*What you need to do*:
Leave out the pictures and restate the rest of the data exactly.

** begin **

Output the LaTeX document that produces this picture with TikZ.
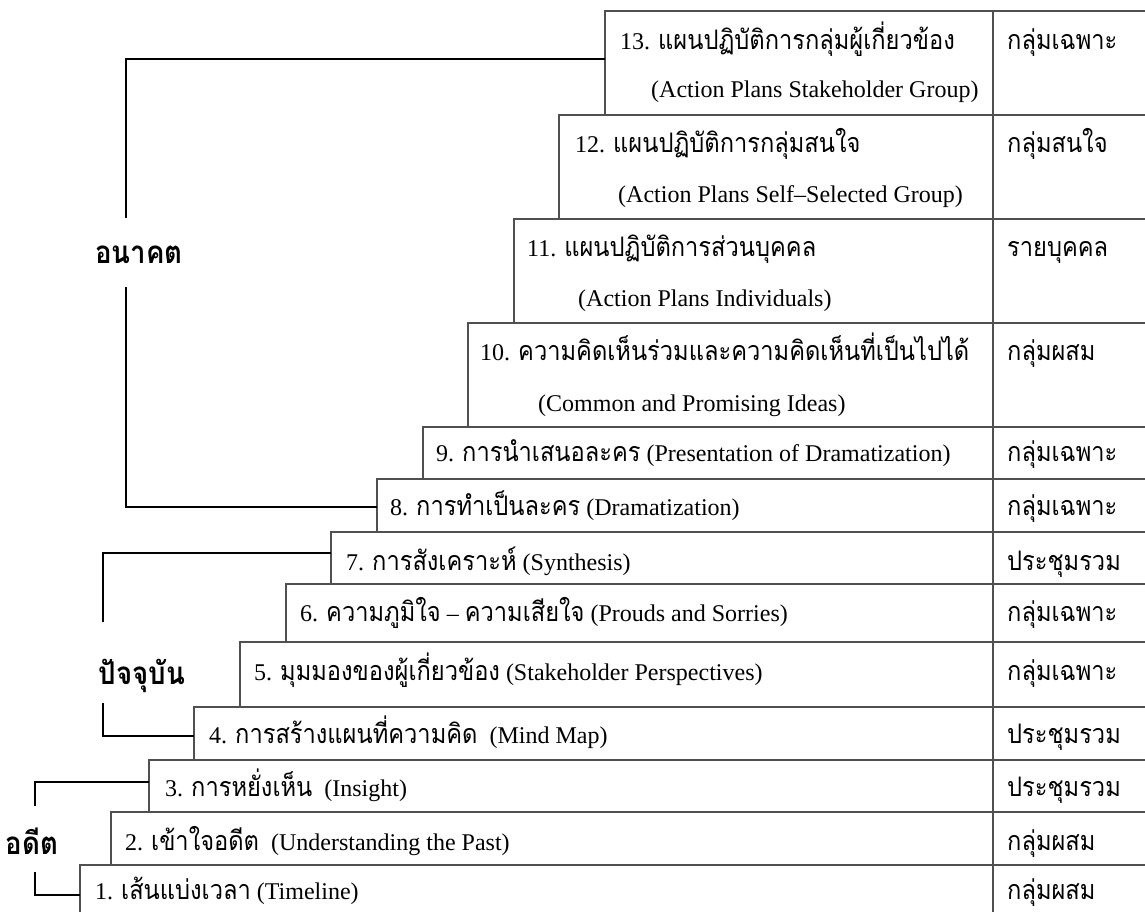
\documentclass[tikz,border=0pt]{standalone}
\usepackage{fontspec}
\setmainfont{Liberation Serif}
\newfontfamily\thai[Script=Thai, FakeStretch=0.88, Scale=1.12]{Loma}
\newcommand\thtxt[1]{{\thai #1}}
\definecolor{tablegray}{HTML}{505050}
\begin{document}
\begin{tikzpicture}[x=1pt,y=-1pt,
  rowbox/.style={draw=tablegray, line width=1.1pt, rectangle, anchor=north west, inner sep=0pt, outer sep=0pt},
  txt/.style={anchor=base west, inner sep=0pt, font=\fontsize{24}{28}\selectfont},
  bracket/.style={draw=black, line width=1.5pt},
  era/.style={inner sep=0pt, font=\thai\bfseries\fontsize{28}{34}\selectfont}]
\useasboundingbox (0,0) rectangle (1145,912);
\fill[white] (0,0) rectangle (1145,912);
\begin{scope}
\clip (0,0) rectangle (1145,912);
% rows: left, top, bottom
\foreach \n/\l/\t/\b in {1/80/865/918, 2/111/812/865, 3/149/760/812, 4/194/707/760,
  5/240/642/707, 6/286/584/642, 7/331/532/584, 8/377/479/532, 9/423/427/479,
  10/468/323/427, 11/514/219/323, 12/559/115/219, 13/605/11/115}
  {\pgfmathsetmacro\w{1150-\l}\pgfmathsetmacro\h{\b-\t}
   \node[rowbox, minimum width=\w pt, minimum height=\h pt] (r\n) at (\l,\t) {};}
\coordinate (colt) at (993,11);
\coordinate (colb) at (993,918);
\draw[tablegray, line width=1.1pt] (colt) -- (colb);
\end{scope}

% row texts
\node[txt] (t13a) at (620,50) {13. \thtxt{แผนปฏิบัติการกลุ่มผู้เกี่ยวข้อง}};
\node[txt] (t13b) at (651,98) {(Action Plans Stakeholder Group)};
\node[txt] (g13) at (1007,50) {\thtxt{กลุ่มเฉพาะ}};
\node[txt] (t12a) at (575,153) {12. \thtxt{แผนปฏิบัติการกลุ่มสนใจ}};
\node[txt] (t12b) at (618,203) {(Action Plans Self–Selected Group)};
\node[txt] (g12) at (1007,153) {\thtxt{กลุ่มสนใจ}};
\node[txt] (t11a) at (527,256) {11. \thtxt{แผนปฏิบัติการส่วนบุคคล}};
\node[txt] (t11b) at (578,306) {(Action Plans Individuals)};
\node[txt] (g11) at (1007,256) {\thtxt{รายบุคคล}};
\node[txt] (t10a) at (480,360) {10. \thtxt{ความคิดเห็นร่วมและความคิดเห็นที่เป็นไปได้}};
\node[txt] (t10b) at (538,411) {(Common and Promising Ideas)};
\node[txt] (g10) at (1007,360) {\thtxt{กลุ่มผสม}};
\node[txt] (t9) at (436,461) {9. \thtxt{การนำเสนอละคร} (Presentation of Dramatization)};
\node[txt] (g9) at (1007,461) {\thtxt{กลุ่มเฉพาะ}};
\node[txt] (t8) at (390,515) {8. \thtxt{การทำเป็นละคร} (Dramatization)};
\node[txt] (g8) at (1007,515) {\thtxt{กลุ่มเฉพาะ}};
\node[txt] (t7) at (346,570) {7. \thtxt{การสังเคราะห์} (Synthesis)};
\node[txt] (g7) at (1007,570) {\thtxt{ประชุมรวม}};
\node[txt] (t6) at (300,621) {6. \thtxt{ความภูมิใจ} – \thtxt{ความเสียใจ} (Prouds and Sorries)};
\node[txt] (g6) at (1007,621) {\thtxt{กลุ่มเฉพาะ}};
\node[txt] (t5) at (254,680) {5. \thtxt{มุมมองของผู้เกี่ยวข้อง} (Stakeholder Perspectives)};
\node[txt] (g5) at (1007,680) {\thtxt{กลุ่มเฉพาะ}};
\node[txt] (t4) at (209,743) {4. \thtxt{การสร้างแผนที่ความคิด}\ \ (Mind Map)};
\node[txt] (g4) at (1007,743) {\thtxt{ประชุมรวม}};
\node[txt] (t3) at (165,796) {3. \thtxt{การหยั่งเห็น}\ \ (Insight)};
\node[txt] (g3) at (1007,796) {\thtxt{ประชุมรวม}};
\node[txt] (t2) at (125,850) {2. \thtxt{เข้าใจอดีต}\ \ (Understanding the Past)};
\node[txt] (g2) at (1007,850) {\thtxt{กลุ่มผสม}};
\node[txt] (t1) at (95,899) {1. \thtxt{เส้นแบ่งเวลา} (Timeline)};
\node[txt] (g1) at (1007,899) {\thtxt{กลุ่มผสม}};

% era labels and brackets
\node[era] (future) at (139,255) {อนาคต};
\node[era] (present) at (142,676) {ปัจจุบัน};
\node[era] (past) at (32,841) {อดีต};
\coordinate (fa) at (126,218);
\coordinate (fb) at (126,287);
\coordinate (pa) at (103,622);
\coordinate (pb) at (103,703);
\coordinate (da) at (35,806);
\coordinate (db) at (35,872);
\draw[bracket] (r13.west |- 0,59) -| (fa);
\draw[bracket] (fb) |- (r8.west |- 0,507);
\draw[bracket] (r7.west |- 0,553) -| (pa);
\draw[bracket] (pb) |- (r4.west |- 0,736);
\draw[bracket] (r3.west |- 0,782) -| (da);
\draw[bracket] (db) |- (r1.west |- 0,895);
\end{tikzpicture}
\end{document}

** end **

*Answer to the exercise*:
Output the LaTeX document that produces this picture with TikZ.
\documentclass[tikz,border=0pt]{standalone}
\usepackage{fontspec}
\setmainfont{Liberation Serif}
\newfontfamily\thai[Script=Thai, FakeStretch=0.88, Scale=1.12]{Loma}
\newcommand\thtxt[1]{{\thai #1}}
\definecolor{tablegray}{HTML}{505050}
\begin{document}
\begin{tikzpicture}[x=1pt,y=-1pt,
  rowbox/.style={draw=tablegray, line width=1.1pt, rectangle, anchor=north west, inner sep=0pt, outer sep=0pt},
  txt/.style={anchor=base west, inner sep=0pt, font=\fontsize{24}{28}\selectfont},
  bracket/.style={draw=black, line width=1.5pt},
  era/.style={inner sep=0pt, font=\thai\bfseries\fontsize{28}{34}\selectfont}]
\useasboundingbox (0,0) rectangle (1145,912);
\fill[white] (0,0) rectangle (1145,912);
\begin{scope}
\clip (0,0) rectangle (1145,912);
% rows: left, top, bottom
\foreach \n/\l/\t/\b in {1/80/865/918, 2/111/812/865, 3/149/760/812, 4/194/707/760,
  5/240/642/707, 6/286/584/642, 7/331/532/584, 8/377/479/532, 9/423/427/479,
  10/468/323/427, 11/514/219/323, 12/559/115/219, 13/605/11/115}
  {\pgfmathsetmacro\w{1150-\l}\pgfmathsetmacro\h{\b-\t}
   \node[rowbox, minimum width=\w pt, minimum height=\h pt] (r\n) at (\l,\t) {};}
\coordinate (colt) at (993,11);
\coordinate (colb) at (993,918);
\draw[tablegray, line width=1.1pt] (colt) -- (colb);
\end{scope}

% row texts
\node[txt] (t13a) at (620,50) {13. \thtxt{แผนปฏิบัติการกลุ่มผู้เกี่ยวข้อง}};
\node[txt] (t13b) at (651,98) {(Action Plans Stakeholder Group)};
\node[txt] (g13) at (1007,50) {\thtxt{กลุ่มเฉพาะ}};
\node[txt] (t12a) at (575,153) {12. \thtxt{แผนปฏิบัติการกลุ่มสนใจ}};
\node[txt] (t12b) at (618,203) {(Action Plans Self–Selected Group)};
\node[txt] (g12) at (1007,153) {\thtxt{กลุ่มสนใจ}};
\node[txt] (t11a) at (527,256) {11. \thtxt{แผนปฏิบัติการส่วนบุคคล}};
\node[txt] (t11b) at (578,306) {(Action Plans Individuals)};
\node[txt] (g11) at (1007,256) {\thtxt{รายบุคคล}};
\node[txt] (t10a) at (480,360) {10. \thtxt{ความคิดเห็นร่วมและความคิดเห็นที่เป็นไปได้}};
\node[txt] (t10b) at (538,411) {(Common and Promising Ideas)};
\node[txt] (g10) at (1007,360) {\thtxt{กลุ่มผสม}};
\node[txt] (t9) at (436,461) {9. \thtxt{การนำเสนอละคร} (Presentation of Dramatization)};
\node[txt] (g9) at (1007,461) {\thtxt{กลุ่มเฉพาะ}};
\node[txt] (t8) at (390,515) {8. \thtxt{การทำเป็นละคร} (Dramatization)};
\node[txt] (g8) at (1007,515) {\thtxt{กลุ่มเฉพาะ}};
\node[txt] (t7) at (346,570) {7. \thtxt{การสังเคราะห์} (Synthesis)};
\node[txt] (g7) at (1007,570) {\thtxt{ประชุมรวม}};
\node[txt] (t6) at (300,621) {6. \thtxt{ความภูมิใจ} – \thtxt{ความเสียใจ} (Prouds and Sorries)};
\node[txt] (g6) at (1007,621) {\thtxt{กลุ่มเฉพาะ}};
\node[txt] (t5) at (254,680) {5. \thtxt{มุมมองของผู้เกี่ยวข้อง} (Stakeholder Perspectives)};
\node[txt] (g5) at (1007,680) {\thtxt{กลุ่มเฉพาะ}};
\node[txt] (t4) at (209,743) {4. \thtxt{การสร้างแผนที่ความคิด}\ \ (Mind Map)};
\node[txt] (g4) at (1007,743) {\thtxt{ประชุมรวม}};
\node[txt] (t3) at (165,796) {3. \thtxt{การหยั่งเห็น}\ \ (Insight)};
\node[txt] (g3) at (1007,796) {\thtxt{ประชุมรวม}};
\node[txt] (t2) at (125,850) {2. \thtxt{เข้าใจอดีต}\ \ (Understanding the Past)};
\node[txt] (g2) at (1007,850) {\thtxt{กลุ่มผสม}};
\node[txt] (t1) at (95,899) {1. \thtxt{เส้นแบ่งเวลา} (Timeline)};
\node[txt] (g1) at (1007,899) {\thtxt{กลุ่มผสม}};

% era labels and brackets
\node[era] (future) at (139,255) {อนาคต};
\node[era] (present) at (142,676) {ปัจจุบัน};
\node[era] (past) at (32,841) {อดีต};
\coordinate (fa) at (126,218);
\coordinate (fb) at (126,287);
\coordinate (pa) at (103,622);
\coordinate (pb) at (103,703);
\coordinate (da) at (35,806);
\coordinate (db) at (35,872);
\draw[bracket] (r13.west |- 0,59) -| (fa);
\draw[bracket] (fb) |- (r8.west |- 0,507);
\draw[bracket] (r7.west |- 0,553) -| (pa);
\draw[bracket] (pb) |- (r4.west |- 0,736);
\draw[bracket] (r3.west |- 0,782) -| (da);
\draw[bracket] (db) |- (r1.west |- 0,895);
\end{tikzpicture}
\end{document}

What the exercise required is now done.